Günümüz dünyasında sermayenin sınırsız dolaşımına karşı insanın sınırlandırılması bu sorunların en temel kaynağıdır. Göçmenlerin girmediği şehir zamanla çürür ve ölür. Biz bunları nasıl öteki görebiliriz. Onun için sorun vicdanlarımızdaki daralmadır,  çölleştirmedir. İnsanın dilini, dinini, hayatını, yaşamını, kendisinin tercih edeceği bir vasatı en temel insan hakları görmeye ihtiyacımız var. Teknolojide geliştik, birçok alanda geliştik ama ahlakta yozlaştığımızı, insanlıkta fukaralaştığımızı yeniden birbirimize sormamız lazım. 

Suriye ile ilgi en acı yaşanılanlardan biri de göçe maruz kalanların %48’i çocuklardır. Yarım kalmış hayatlardır, yarım kalmış sevinçlerdir. Bakın bir şairimiz diyor ki göç başladı, bir açıdan bin acı doğdu, geride akşamın küllenen ateşi ve susturulmuş çocuk sevinçleri kaldı. Bu çocuklar nasıl bir dünyaya açılacaklar? Batıdakiler zannetmesin bu çocukların onları korunaklı sitelerinde rahat bırakacak. Görüyoruz bu insanlar gidip kendilerini niye patlatıyorlar?

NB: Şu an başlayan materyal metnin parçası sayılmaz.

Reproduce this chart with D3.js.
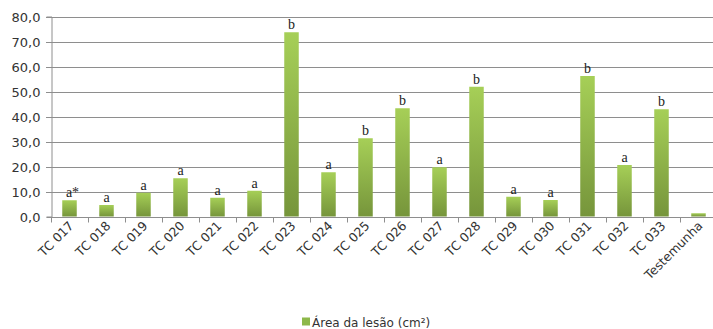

Bunu Arap birliğindekilere söylemiştim, bugün Katar’da, Kuveyt’te 90 bin dolar milli gelir olurken Yemen’de, Suriye’de 3 bin dolara, bin dolara düşmüş. Nasıl adalet olacak? Nasıl aynı Rabbe elimizi açıp hangi hakla hangi yüzle dua edeceğiz? Bu aslında bir insanlık meselesi, bir insanlık onuru, bizim bunun gerçekleşmesine dönük çabalar ortaya koymamız lazım. 

Bizler Suriyeli aydın, entelektüel, fikir adamlarıyla bir araya geldik. İşrak adında bir gazete çıkarıyoruz. Bu gazetede Marunî, Dürzî, Ermeni, Süryani, Türk, Kürt, Arap, sağcı, solcu, sosyalist, ateist yazarlarımız var. 5 yıldır çıkıyor, 60 küsür ülkeye gidiyor. Türkçe, Arapça ve Kürtçe yayınlıyoruz. Aslında burada böyle bir zenginlik var. Yine Suriyeli misafirlerimize dönük radyolar kurduk, belgeseller çektik. 200’e yakın bu alanda çekim yapıldı. BEKAM diye bir araştırma merkezimiz var. Sosyal uyum kitabı çıktı, şimdi kabul kitabı çalışılıyor. Türkçe ve Arapça bunlar. Diğer taraftan 50 civarında kitap tercüme ettik. Mesela Tolstoy’un, Aliya’nın, Cevdet Said’in. İnsanlar okusun okumayanlar ya teröre ya çatışmaya giriyorlar. Diğer taraftan mahalle buluşmaları yapıyoruz. Geçen hafta Gaziantep’te 2 yerde yaptık. Birçok yerde daha yapıcağız. Suriyeli ve Türkiyeli kadınlar bir araya geliyor anlaşıyor herkes kendi yemeğin yapıyor. İmkânı olmayana malzeme veriyoruz. Mahallede şenlik havasında mahalle buluşmaları yapıyoruz. Gençlere dönük spor aktiviteleri yapıyoruz. Diğer taraftan sivil toplum akademisi ile Suriyelileri sivil toplum örgütlerine dönüştürüyoruz. İnan ki Suriyeliler Arap dünyası içerisinde en fazla eğitimli olanlardır. 

Suriyeli kanat önderlerini araya topladık. Bizim Suriyelilerle ilgili Gaziantep modelinde önerimiz şu; ben ne istiyorsam, benim ailem, çocuğum ne istiyorsa Suriyeliler içinde onu istiyoruz. Bu eşitliği yakalamamız lazım. Dili, dini ne olursa olsun biz bu vesileyle Suriyelilerin o çeşitliğinde yitirdiğimiz zenginliğimizi yakalamaya başladık. Ben bir Hıristiyan’la uzun yıllar oturmamıştım ama şimdi birlikte gazete çıkarıyorum.  Bir Marunî ile bir Dürzî ile birlikte iş yapıyoruz. Bu bizim dünümüz aslında, yitiğimizi bulduk. Bunu kaybetmemek için çaba sarf etmemiz lazım.

Not: Turgay Aldemir’in Dünya Göç ve Mülteci Kongresi’nde yaptığı konuşmadan derlenmiştir.